Rauch wrote, quite correctly, that marriage is not only a contract between two people; it is a contract with the community which recognizes it. The couple is bound “to society with a host of legal and social ties”. However, can you spot the missing word in this formulation? It is the word “moral”, which does not appear once in Rauch’s disquisition. There is a reason for this.

Rationalizations for moral misbehavior work like this. Anyone who chooses an evil act must present it to himself as good; otherwise, as Aristotle taught, he would be incapable of choosing it. In our minds we replace the reality of the moral order with something more compatible with the activity we are excusing -- in this case, sodomy. In short, we assert that bad is good. For any individual, moral failure is hard to live with because of the nagging of conscience. Usually, conscience wins, and the person repents -- first of all by admitting to the evil nature of the act committed. The temporary rationalization crumbles and moral reality is restored.

Habitual moral failure, however, can be lived with only by obliterating conscience through a more permanent rationalization. As I wrote in National Review several years ago, “If you are going to center your public life on the private act of sodomy, you had better transform sodomy into a highly moral act. If sodomy is a moral disorder, it cannot be legitimately advanced on the legal or civil level.” On the other hand, if it is a highly moral act, it should -- in fact, must -- serve as the basis for marriage, family, and community. This requires the assent of the community to the normative nature of the act of sodomy. In other words, we all must say that the bad is good.

This is why advocates of the homosexual cause like Mr. Rauch insist that everyone participates in the rationalization -- in this case, by making homosexual marriage legal. If the community gives the assent he seeks, then the rationalization is safe; the unreality has been securely established legally as the new reality. (Speak against the new reality and you may be committing a hate crime.) However, the community is not safe -- despite Rauch’s claims that homosexual marriage “is good for America.” Why not?

By endorsing the unreality of the rationalization, the community undermines its own real foundations. (Even if the communities are unwilling to do this, the courts will do it for them.) Read the opening to Aristotle’s Politics. It begins with a man and a woman in marriage as the foundation of the polis – not with Jim and Ed, or Phyllis and Jane.

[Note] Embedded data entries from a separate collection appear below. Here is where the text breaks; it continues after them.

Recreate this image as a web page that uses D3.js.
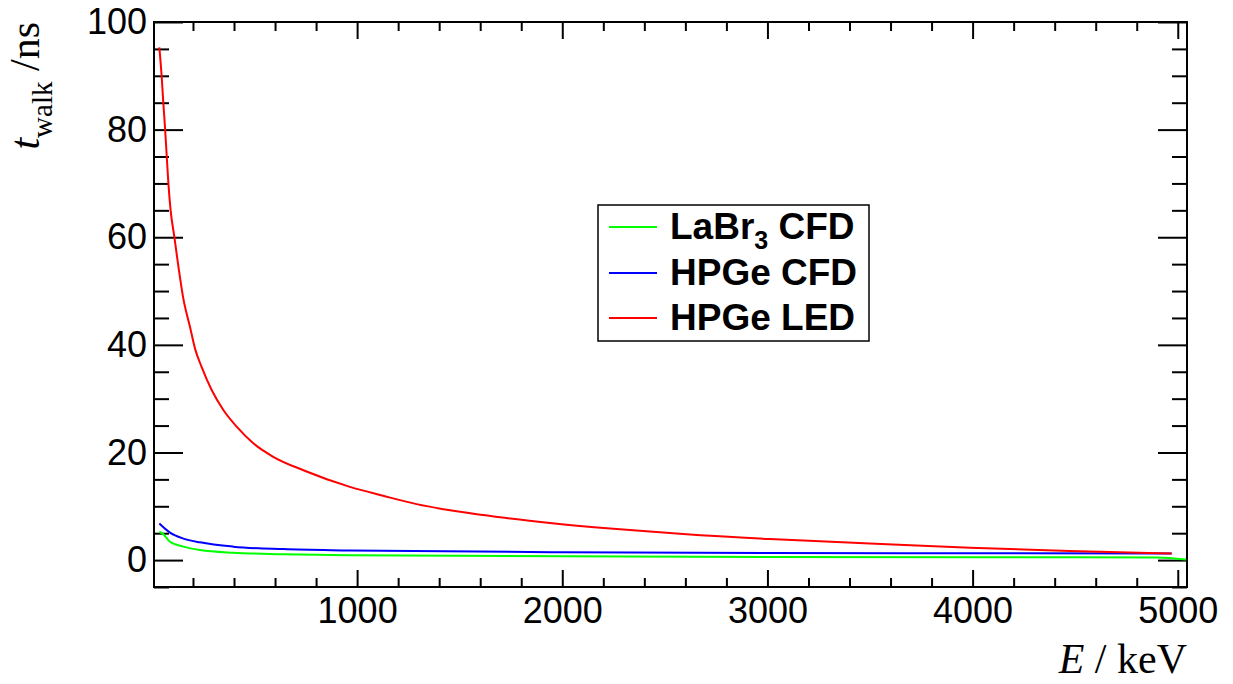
<!DOCTYPE html>
<html>
<head>
<meta charset="utf-8">
<script src="https://cdn.jsdelivr.net/npm/d3@7"></script>
<style>
  html, body { margin: 0; padding: 0; background: #fff; }
  svg { display: block; }
  .tick text { font-family: "Liberation Sans", Arial, sans-serif; }
</style>
</head>
<body>
<script>
// Time walk vs. energy for three timing setups
const ledEnergy = [36, 47, 55, 64, 72, 80, 91, 109, 128, 153, 185, 210, 242, 291, 348, 413, 494, 591, 738, 965, 1127, 1290, 1615, 1940, 2265, 2589, 3012, 3499, 3987, 4474, 4970];
const hpgeLed   = [95.3, 90.1, 85.2, 80.2, 75.1, 70.1, 65.0, 60.1, 54.8, 48.6, 43.4, 39.3, 35.9, 31.6, 27.9, 24.8, 21.7, 19.2, 16.7, 13.6, 11.95, 10.4, 8.36, 6.9, 5.76, 4.83, 3.9, 3.1, 2.3, 1.67, 1.24];

const cfdEnergy = [36, 88, 153, 234, 396, 640, 965, 2000, 3000, 4000, 4970];
const hpgeCfd   = [6.8, 5.1, 4.0, 3.3, 2.5, 2.04, 1.8, 1.45, 1.3, 1.26, 1.22];

const labrEnergy = [36, 55, 88, 153, 234, 396, 640, 965, 2000, 3000, 4000, 4900, 5040];
const labrCfd    = [5.27, 4.83, 3.4, 2.5, 1.86, 1.36, 1.1, 0.9, 0.7, 0.58, 0.52, 0.5, 0.1];

const xMajor = [1000, 2000, 3000, 4000, 5000];
const xMinor = d3.range(200, 5001, 200).filter(v => v % 1000 !== 0);
const yMajor = [0, 20, 40, 60, 80, 100];
const yMinor = d3.range(-5, 101, 5).filter(v => v % 20 !== 0);

const seriesList = [
  { name: "LaBr3 CFD", x: labrEnergy, y: labrCfd, color: "#00ff00" },
  { name: "HPGe CFD",  x: cfdEnergy,  y: hpgeCfd, color: "#0000ff" },
  { name: "HPGe LED",  x: ledEnergy,  y: hpgeLed, color: "#ff0000" }
];

const W = 1233, H = 684;
const frame = { left: 154, top: 22, right: 1187, bottom: 587 };

const svg = d3.select("body").append("svg")
  .attr("width", W).attr("height", H)
  .style("background", "#fff");

const x = d3.scaleLinear().domain([10, 5045]).range([frame.left, frame.right]);
const y = d3.scaleLinear().domain([-5, 100]).range([frame.bottom, frame.top]);

const tickFont = "36px";

function styleAxis(g) {
  g.select(".domain").remove();
  g.selectAll(".tick line").attr("stroke", "#000").attr("stroke-width", 2);
  g.selectAll(".tick text").attr("fill", "#000").style("font-size", tickFont);
}

// bottom axis: major with labels, minor without
svg.append("g").attr("transform", `translate(0,${frame.bottom})`)
  .call(d3.axisBottom(x).tickValues(xMajor).tickSizeInner(-17).tickSizeOuter(0).tickPadding(10).tickFormat(d3.format("d")))
  .call(styleAxis);
svg.append("g").attr("transform", `translate(0,${frame.bottom})`)
  .call(d3.axisBottom(x).tickValues(xMinor).tickSizeInner(-9).tickSizeOuter(0).tickFormat(""))
  .call(styleAxis);
// top axis ticks
svg.append("g").attr("transform", `translate(0,${frame.top})`)
  .call(d3.axisTop(x).tickValues(xMajor).tickSizeInner(-17).tickSizeOuter(0).tickFormat(""))
  .call(styleAxis);
svg.append("g").attr("transform", `translate(0,${frame.top})`)
  .call(d3.axisTop(x).tickValues(xMinor).tickSizeInner(-9).tickSizeOuter(0).tickFormat(""))
  .call(styleAxis);

// left axis
svg.append("g").attr("transform", `translate(${frame.left},0)`)
  .call(d3.axisLeft(y).tickValues(yMajor).tickSizeInner(-29).tickSizeOuter(0).tickPadding(7).tickFormat(d3.format("d")))
  .call(styleAxis);
svg.append("g").attr("transform", `translate(${frame.left},0)`)
  .call(d3.axisLeft(y).tickValues(yMinor).tickSizeInner(-15).tickSizeOuter(0).tickFormat(""))
  .call(styleAxis);
// right axis ticks
svg.append("g").attr("transform", `translate(${frame.right},0)`)
  .call(d3.axisRight(y).tickValues(yMajor).tickSizeInner(-29).tickSizeOuter(0).tickFormat(""))
  .call(styleAxis);
svg.append("g").attr("transform", `translate(${frame.right},0)`)
  .call(d3.axisRight(y).tickValues(yMinor).tickSizeInner(-15).tickSizeOuter(0).tickFormat(""))
  .call(styleAxis);

// curves
const line = d3.line().x(d => x(d[0])).y(d => y(d[1])).curve(d3.curveMonotoneX);
seriesList.forEach(s => {
  svg.append("path")
    .datum(s.x.map((e, i) => [e, s.y[i]]))
    .attr("d", line)
    .attr("fill", "none")
    .attr("stroke", s.color)
    .attr("stroke-width", 2)
    .attr("stroke-linejoin", "round");
});

// frame
svg.append("rect")
  .attr("x", frame.left).attr("y", frame.top)
  .attr("width", frame.right - frame.left).attr("height", frame.bottom - frame.top)
  .attr("fill", "none").attr("stroke", "#000").attr("stroke-width", 2);

// axis titles
const serif = "'Liberation Serif', 'Times New Roman', serif";
const xt = svg.append("text")
  .attr("x", frame.right).attr("y", 673)
  .attr("text-anchor", "end")
  .style("font-family", serif).style("font-size", "42px").attr("fill", "#000");
xt.append("tspan").style("font-style", "italic").text("E");
xt.append("tspan").text(" / keV");

const yt = svg.append("text")
  .attr("transform", `translate(39,${frame.top}) rotate(-90)`)
  .attr("text-anchor", "end")
  .style("font-family", serif).style("font-size", "42px").attr("fill", "#000");
yt.append("tspan").style("font-style", "italic").text("t");
yt.append("tspan").attr("dy", 13).style("font-size", "29px").text("walk");
yt.append("tspan").attr("dy", -13).text(" /ns");

// legend
const leg = svg.append("g");
leg.append("rect")
  .attr("x", 598).attr("y", 205).attr("width", 271).attr("height", 136)
  .attr("fill", "#fff").attr("stroke", "#000").attr("stroke-width", 1.5);
const rowY = [227, 273, 318];
seriesList.forEach((s, i) => {
  leg.append("line")
    .attr("x1", 609).attr("x2", 657).attr("y1", rowY[i]).attr("y2", rowY[i])
    .attr("stroke", s.color).attr("stroke-width", 2);
  const t = leg.append("text")
    .attr("x", 670).attr("y", rowY[i] + 11.5)
    .style("font-family", "'Liberation Sans', Arial, sans-serif")
    .style("font-weight", "bold").style("font-size", "37px").attr("fill", "#000");
  if (i === 0) {
    t.append("tspan").text("LaBr");
    t.append("tspan").attr("dy", 10).style("font-size", "25px").text("3");
    t.append("tspan").attr("dy", -10).text(" CFD");
  } else {
    t.text(s.name);
  }
});
</script>
</body>
</html>
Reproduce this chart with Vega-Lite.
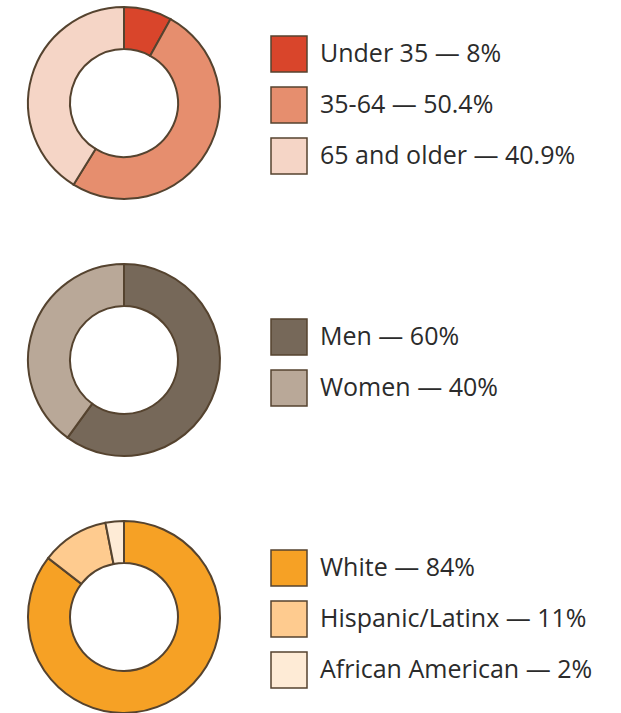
{
  "$schema": "https://vega.github.io/schema/vega-lite/v6.json",
  "padding": {"left": 24, "top": 3, "right": 0, "bottom": 0},
  "background": "white",
  "config": {
    "view": {"stroke": null},
    "font": "Open Sans",
    "legend": {
      "orient": "none",
      "title": null,
      "symbolType": "square",
      "symbolSize": 1296,
      "symbolStrokeColor": "#55432f",
      "symbolStrokeWidth": 1.5,
      "symbolOpacity": 1,
      "labelFont": "Open Sans",
      "labelFontSize": 25,
      "labelColor": "#2b2b2b",
      "labelOffset": 12,
      "rowPadding": 9,
      "labelLimit": 400,
      "padding": 0
    }
  },
  "spacing": 57,
  "resolve": {"scale": {"color": "independent"}, "legend": {"color": "independent"}},
  "vconcat": [
    {
      "width": 196,
      "height": 196,
      "data": {"values": [
        {"label": "Under 35 — 8%", "value": 8, "order": 1},
        {"label": "35-64 — 50.4%", "value": 50.4, "order": 2},
        {"label": "65 and older — 40.9%", "value": 40.9, "order": 3}
      ]},
      "mark": {"type": "arc", "outerRadius": 96, "innerRadius": 54, "stroke": "#55432f", "strokeWidth": 2},
      "encoding": {
        "theta": {"field": "value", "type": "quantitative", "stack": true},
        "order": {"field": "order", "type": "quantitative"},
        "color": {
          "field": "label", "type": "nominal",
          "scale": {"domain": ["Under 35 — 8%", "35-64 — 50.4%", "65 and older — 40.9%"], "range": ["#d9452b", "#e68e6e", "#f5d5c6"]},
          "legend": {"legendX": 244, "legendY": 30}
        }
      }
    },
    {
      "width": 196,
      "height": 196,
      "data": {"values": [
        {"label": "Men — 60%", "value": 60, "order": 1},
        {"label": "Women — 40%", "value": 40, "order": 2}
      ]},
      "mark": {"type": "arc", "outerRadius": 96, "innerRadius": 54, "stroke": "#55432f", "strokeWidth": 2},
      "encoding": {
        "theta": {"field": "value", "type": "quantitative", "stack": true},
        "order": {"field": "order", "type": "quantitative"},
        "color": {
          "field": "label", "type": "nominal",
          "scale": {"domain": ["Men — 60%", "Women — 40%"], "range": ["#766859", "#b9a898"]},
          "legend": {"legendX": 244, "legendY": 56}
        }
      }
    },
    {
      "width": 196,
      "height": 196,
      "data": {"values": [
        {"label": "White — 84%", "value": 85.5, "order": 1},
        {"label": "Hispanic/Latinx — 11%", "value": 11.4, "order": 2},
        {"label": "African American — 2%", "value": 3.1, "order": 3}
      ]},
      "mark": {"type": "arc", "outerRadius": 96, "innerRadius": 54, "stroke": "#55432f", "strokeWidth": 2},
      "encoding": {
        "theta": {"field": "value", "type": "quantitative", "stack": true},
        "order": {"field": "order", "type": "quantitative"},
        "color": {
          "field": "label", "type": "nominal",
          "scale": {"domain": ["White — 84%", "Hispanic/Latinx — 11%", "African American — 2%"], "range": ["#f6a125", "#fecb8f", "#feebd6"]},
          "legend": {"legendX": 244, "legendY": 30}
        }
      }
    }
  ]
}
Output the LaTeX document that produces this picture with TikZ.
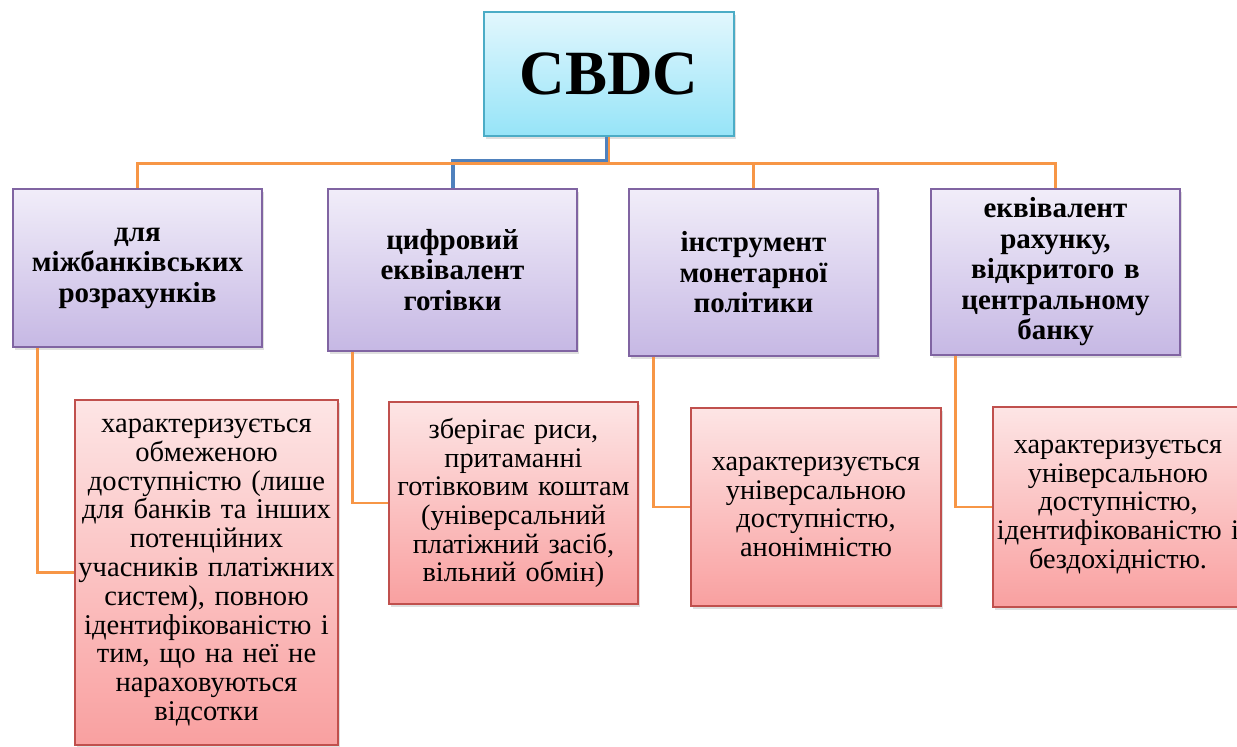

Try to imagine a polis founded on such relationships. You cannot. As it could not perpetuate itself, it could not survive. Then ask yourself: why did Aristotle understand this and the homosexual proponents of marriage do not?

Perhaps the answer is in the prerequisite that Aristotle required of anyone before they could truly philosophize: moral virtue, without which one simply rationalizes one’s moral misbehavior. Our founding fathers also knew that the key to democratic constitutional rule is virtue. Only a virtuous person is capable of rational consent because only a virtuous person’s reason is unclouded by the habitual rationalizations of vice. Vice inevitably infects the faculty of judgment. When that happens broadly to the public, you can kiss your democracy goodbye. The California supreme court just said goodbye.

Robert R. Reilly writes from Washington DC. He is a contributing editor to Crisis magazine.